The majority of women doesn't sit down on public toilets.
The reason why? Next to hygienic reasons, public toilets aren't designed for women, often there is not enough space to comfortably sit down.
On the other side, private toilets aren't designed for male bodies. While domestic spaces were designed mainly for women, men were supposed to spend more time outside. Even today, female restrooms are difficult to find in many public institutions.
During the eight edition of the Pis Talk, artist Agi Haines and designer Bettina Möllring were talking about how the act of urination has moduled our environment - and the other way around. Has the unified design of (western) toilets excluded certain peeing-positions and therefore shaped our behaviour on the loo?

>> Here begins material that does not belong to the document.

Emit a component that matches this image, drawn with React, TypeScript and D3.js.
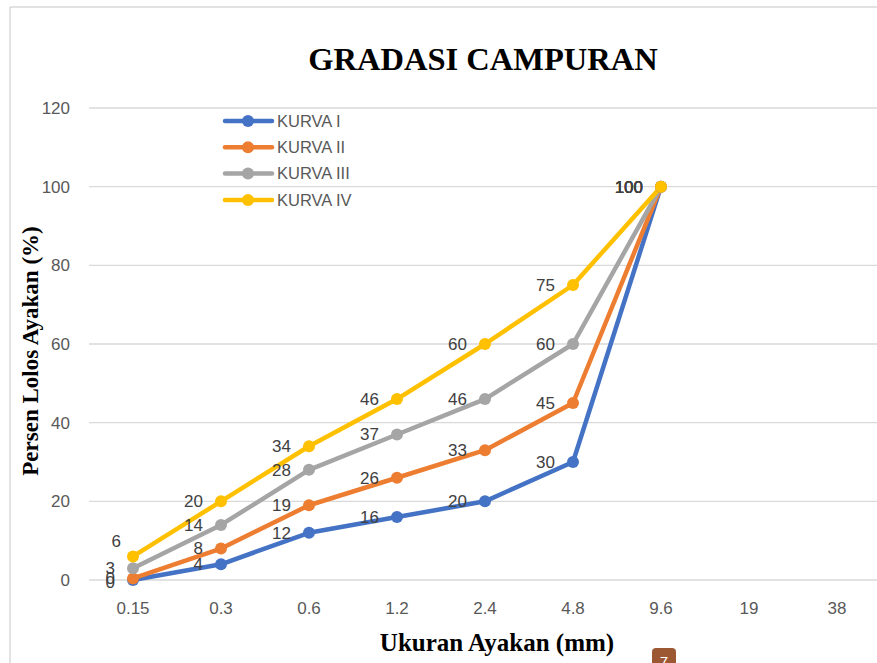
import React from "react";
import * as d3 from "d3";

const categories = ["0.15", "0.3", "0.6", "1.2", "2.4", "4.8", "9.6", "19", "38"];
const seriesNames = ["KURVA I", "KURVA II", "KURVA III", "KURVA IV"];
const kurva1 = [0, 4, 12, 16, 20, 30, 100];
const kurva2 = [0.4, 8, 19, 26, 33, 45, 100];
const kurva3 = [3, 14, 28, 37, 46, 60, 100];
const kurva4 = [6, 20, 34, 46, 60, 75, 100];
const yTicks = [0, 20, 40, 60, 80, 100, 120];
const colors = ["#4472C4", "#ED7D31", "#A5A5A5", "#FFC000"];

const W = 877;
const H = 663;

export default function App() {
  const x = d3.scalePoint<string>().domain(categories).range([133, 837]);
  const y = d3.scaleLinear().domain([0, 120]).range([580, 108]);
  const series = [kurva1, kurva2, kurva3, kurva4];
  const line = d3
    .line<number>()
    .x((_, i) => x(categories[i]) as number)
    .y((d) => y(d));
  const fmt = d3.format(".0f");
  const labelFont = "'Liberation Sans', Arial, sans-serif";
  const serif = "'Liberation Serif', 'Times New Roman', serif";
  const tickSize = 17;

  return (
    <svg
      width={W}
      height={H}
      style={{ position: "absolute", left: 0, top: 0, background: "#fff" }}
    >
      <rect x={0} y={0} width={W} height={H} fill="#fff" />
      {/* border */}
      <line x1={10} x2={W} y1={7} y2={7} stroke="#d9d9d9" strokeWidth={1.5} />
      <line x1={10} x2={10} y1={7} y2={H} stroke="#d9d9d9" strokeWidth={1.5} />

      {/* title */}
      <text
        x={483}
        y={70}
        textAnchor="middle"
        fontFamily={serif}
        fontWeight="bold"
        fontSize={32.5}
        fill="#000"
      >
        GRADASI CAMPURAN
      </text>

      {/* gridlines + y ticks */}
      {yTicks.map((t) => (
        <g key={t}>
          <line x1={89} x2={W} y1={y(t)} y2={y(t)} stroke="#d9d9d9" strokeWidth={1.3} />
          <text
            x={70}
            y={y(t)}
            dy="0.35em"
            textAnchor="end"
            fontFamily={labelFont}
            fontSize={tickSize}
            fill="#595959"
          >
            {t}
          </text>
        </g>
      ))}

      {/* x ticks */}
      {categories.map((c) => (
        <text
          key={c}
          x={x(c)}
          y={614}
          textAnchor="middle"
          fontFamily={labelFont}
          fontSize={tickSize}
          fill="#595959"
        >
          {c}
        </text>
      ))}

      {/* axis titles */}
      <text
        x={497}
        y={651}
        textAnchor="middle"
        fontFamily={serif}
        fontWeight="bold"
        fontSize={25}
        fill="#000"
      >
        Ukuran Ayakan (mm)
      </text>
      <text
        transform={`translate(38,351) rotate(-90)`}
        textAnchor="middle"
        fontFamily={serif}
        fontWeight="bold"
        fontSize={23}
        fill="#000"
      >
        Persen Lolos Ayakan (%)
      </text>

      {/* lines */}
      {series.map((s, si) => (
        <path
          key={si}
          d={line(s) as string}
          fill="none"
          stroke={colors[si]}
          strokeWidth={4.5}
          strokeLinejoin="round"
        />
      ))}
      {series.map((s, si) =>
        s.map((v, i) => (
          <circle
            key={`${si}-${i}`}
            cx={x(categories[i])}
            cy={y(v)}
            r={6}
            fill={colors[si]}
          />
        ))
      )}

      {/* data labels */}
      {series.map((s, si) =>
        s.map((v, i) => {
          const special = si === 3 && i === 0;
          return (
            <text
              key={`l${si}-${i}`}
              x={(x(categories[i]) as number) - (special ? 12 : 18)}
              y={y(v) + (special ? -15 : si === 0 && i === 0 ? 2 : 0)}
              dy="0.35em"
              textAnchor="end"
              fontFamily={labelFont}
              fontSize={tickSize}
              fill="#404040"
            >
              {fmt(v)}
            </text>
          );
        })
      )}

      {/* legend */}
      {seriesNames.map((n, i) => {
        const ly = 121 + i * 26.3;
        return (
          <g key={n}>
            <line x1={225} x2={272} y1={ly} y2={ly} stroke={colors[i]} strokeWidth={4.5} strokeLinecap="round" />
            <circle cx={248} cy={ly} r={6} fill={colors[i]} />
            <text
              x={277}
              y={ly}
              dy="0.35em"
              fontFamily={labelFont}
              fontSize={16.5}
              fill="#595959"
            >
              {n}
            </text>
          </g>
        );
      })}

      {/* page marker */}
      <rect x={652} y={648} width={24} height={20} rx={4} fill="#9C5733" />
      <text
        x={664}
        y={667}
        textAnchor="middle"
        fontFamily={labelFont}
        fontSize={15}
        fill="#fff"
      >
        7
      </text>
    </svg>
  );
}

++Creation of a false and beautiful reality
Furthermore, the construction and depiction of the standard western toilet promotes to hide our excrements from us. The desire to separate the abject body, described by Julia Kristeva as one which "leaks wastes and fluids" from the clean and proper body results in a lot of functional ways to design toilets. The ignorance of appreciating the bathroom and the toilet as one of the most important, personal and intimate space is an expression of societys disguise of basic human needs.
How is the representation of toilets in the public discussion affecting the way we use and perceive them? We know that a toilet is much more than a clean and utilitarian space.
Agi Haines is looking at the toilet as something prosthetic - social and medical products are often designed with the idea that one size fits all. How can we overcome shame and privacy issues? For the designer, the toilet should be no longer an item which encourages discreteness but rather as prosthetic item that joins the human body to the environment. With regards to intimacy, gender differences and cultural norms, Agi re-imagined how we can improve our future selves. Bettina Moellring showed us very interesting pictures of 'toilet modifications': The design is the same, but the way to use it is always different.
Our bodies are all different, and it's time to rethink sanitary designs in order to comfort everyone.